What the exercise asks: Extract the first line through the line containing "from matplotlib.ticker import MultipleLocator" from the listing below, exactly as written.

Data section:

+ + + +

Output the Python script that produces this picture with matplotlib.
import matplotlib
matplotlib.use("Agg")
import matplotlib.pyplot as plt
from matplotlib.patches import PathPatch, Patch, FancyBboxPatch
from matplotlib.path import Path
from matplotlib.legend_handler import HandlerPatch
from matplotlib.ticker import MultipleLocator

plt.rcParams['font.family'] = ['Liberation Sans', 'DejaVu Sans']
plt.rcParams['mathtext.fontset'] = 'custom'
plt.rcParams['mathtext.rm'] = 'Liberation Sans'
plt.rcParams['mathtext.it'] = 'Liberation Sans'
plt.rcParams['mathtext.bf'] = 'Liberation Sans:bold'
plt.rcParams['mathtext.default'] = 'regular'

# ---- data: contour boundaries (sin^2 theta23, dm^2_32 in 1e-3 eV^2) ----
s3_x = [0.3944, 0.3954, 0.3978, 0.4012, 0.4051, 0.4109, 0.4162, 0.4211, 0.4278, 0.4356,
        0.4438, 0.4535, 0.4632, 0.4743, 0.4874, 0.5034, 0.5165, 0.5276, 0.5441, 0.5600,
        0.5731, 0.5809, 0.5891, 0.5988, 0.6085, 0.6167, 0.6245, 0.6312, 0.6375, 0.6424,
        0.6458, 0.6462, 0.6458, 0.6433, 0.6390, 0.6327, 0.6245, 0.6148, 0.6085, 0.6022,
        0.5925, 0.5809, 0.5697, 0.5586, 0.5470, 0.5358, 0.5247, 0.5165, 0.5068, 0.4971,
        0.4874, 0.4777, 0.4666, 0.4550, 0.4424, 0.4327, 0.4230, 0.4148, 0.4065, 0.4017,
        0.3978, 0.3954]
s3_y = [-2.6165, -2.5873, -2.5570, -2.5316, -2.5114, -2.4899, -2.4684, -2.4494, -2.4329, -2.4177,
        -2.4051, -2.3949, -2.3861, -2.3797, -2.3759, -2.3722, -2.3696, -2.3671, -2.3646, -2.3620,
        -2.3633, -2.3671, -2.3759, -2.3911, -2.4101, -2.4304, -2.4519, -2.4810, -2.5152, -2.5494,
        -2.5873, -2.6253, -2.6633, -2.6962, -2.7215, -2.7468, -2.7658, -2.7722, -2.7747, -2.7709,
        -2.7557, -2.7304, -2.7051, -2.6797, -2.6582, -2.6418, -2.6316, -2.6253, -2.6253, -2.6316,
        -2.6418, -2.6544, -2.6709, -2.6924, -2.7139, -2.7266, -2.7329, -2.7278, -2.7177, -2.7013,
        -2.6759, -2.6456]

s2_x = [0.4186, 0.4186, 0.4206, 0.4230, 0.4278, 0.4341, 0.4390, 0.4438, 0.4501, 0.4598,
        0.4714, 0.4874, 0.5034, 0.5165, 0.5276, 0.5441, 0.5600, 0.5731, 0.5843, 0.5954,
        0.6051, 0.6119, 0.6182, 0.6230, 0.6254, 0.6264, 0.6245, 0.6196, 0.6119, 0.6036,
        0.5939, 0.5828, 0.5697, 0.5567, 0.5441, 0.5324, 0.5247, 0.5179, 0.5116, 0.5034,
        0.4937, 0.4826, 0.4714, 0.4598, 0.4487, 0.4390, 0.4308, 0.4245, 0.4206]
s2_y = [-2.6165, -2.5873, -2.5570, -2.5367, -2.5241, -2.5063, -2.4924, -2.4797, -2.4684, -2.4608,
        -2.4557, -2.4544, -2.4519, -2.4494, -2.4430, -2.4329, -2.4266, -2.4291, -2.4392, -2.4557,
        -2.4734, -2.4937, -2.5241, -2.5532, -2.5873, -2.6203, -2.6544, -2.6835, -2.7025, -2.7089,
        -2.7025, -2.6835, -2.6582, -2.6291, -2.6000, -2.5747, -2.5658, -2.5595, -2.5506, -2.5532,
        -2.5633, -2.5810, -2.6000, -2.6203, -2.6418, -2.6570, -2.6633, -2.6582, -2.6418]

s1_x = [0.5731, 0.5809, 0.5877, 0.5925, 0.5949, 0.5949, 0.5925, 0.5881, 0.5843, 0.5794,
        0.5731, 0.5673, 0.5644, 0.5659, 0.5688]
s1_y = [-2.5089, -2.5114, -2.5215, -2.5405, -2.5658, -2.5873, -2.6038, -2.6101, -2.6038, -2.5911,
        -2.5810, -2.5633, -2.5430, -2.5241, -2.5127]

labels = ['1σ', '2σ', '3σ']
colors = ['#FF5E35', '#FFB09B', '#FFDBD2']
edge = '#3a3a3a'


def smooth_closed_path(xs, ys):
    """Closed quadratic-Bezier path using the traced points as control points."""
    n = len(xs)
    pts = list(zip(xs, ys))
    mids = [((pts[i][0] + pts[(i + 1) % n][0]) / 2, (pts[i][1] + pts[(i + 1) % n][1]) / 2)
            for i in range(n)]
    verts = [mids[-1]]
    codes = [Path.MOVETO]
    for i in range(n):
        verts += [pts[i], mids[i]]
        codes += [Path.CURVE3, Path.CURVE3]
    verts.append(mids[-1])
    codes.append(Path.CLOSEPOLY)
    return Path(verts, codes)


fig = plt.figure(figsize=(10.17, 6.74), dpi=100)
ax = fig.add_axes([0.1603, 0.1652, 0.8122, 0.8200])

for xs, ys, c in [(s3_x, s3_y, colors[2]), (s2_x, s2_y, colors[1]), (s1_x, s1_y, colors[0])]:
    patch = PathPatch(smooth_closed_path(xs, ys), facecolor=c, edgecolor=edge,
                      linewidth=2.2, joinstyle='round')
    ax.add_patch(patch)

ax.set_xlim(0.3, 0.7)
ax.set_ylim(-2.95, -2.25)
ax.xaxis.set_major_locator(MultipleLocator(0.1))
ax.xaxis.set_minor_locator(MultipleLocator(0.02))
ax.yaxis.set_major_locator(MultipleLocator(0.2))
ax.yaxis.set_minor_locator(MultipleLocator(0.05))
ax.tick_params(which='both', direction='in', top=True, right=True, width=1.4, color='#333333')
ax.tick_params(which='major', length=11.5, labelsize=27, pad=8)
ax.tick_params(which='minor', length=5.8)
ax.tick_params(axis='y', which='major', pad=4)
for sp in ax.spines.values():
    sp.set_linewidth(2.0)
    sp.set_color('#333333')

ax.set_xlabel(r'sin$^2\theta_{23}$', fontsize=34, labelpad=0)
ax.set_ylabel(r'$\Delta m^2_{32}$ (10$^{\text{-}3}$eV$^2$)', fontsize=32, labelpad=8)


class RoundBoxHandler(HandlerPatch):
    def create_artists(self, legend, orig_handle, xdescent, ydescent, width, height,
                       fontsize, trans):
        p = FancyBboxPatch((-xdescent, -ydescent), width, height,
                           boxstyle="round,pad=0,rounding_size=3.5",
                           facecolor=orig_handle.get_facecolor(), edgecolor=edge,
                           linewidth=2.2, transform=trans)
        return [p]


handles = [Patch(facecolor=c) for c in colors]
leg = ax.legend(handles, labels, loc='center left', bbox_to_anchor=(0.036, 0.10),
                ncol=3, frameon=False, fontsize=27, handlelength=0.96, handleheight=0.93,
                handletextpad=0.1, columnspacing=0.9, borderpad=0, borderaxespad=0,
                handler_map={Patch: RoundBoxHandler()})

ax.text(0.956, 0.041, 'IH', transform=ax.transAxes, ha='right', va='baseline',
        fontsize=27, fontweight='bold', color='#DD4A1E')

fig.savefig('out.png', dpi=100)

+ + + +

Exercise answer:
Output the Python script that produces this picture with matplotlib.
import matplotlib
matplotlib.use("Agg")
import matplotlib.pyplot as plt
from matplotlib.patches import PathPatch, Patch, FancyBboxPatch
from matplotlib.path import Path
from matplotlib.legend_handler import HandlerPatch
from matplotlib.ticker import MultipleLocator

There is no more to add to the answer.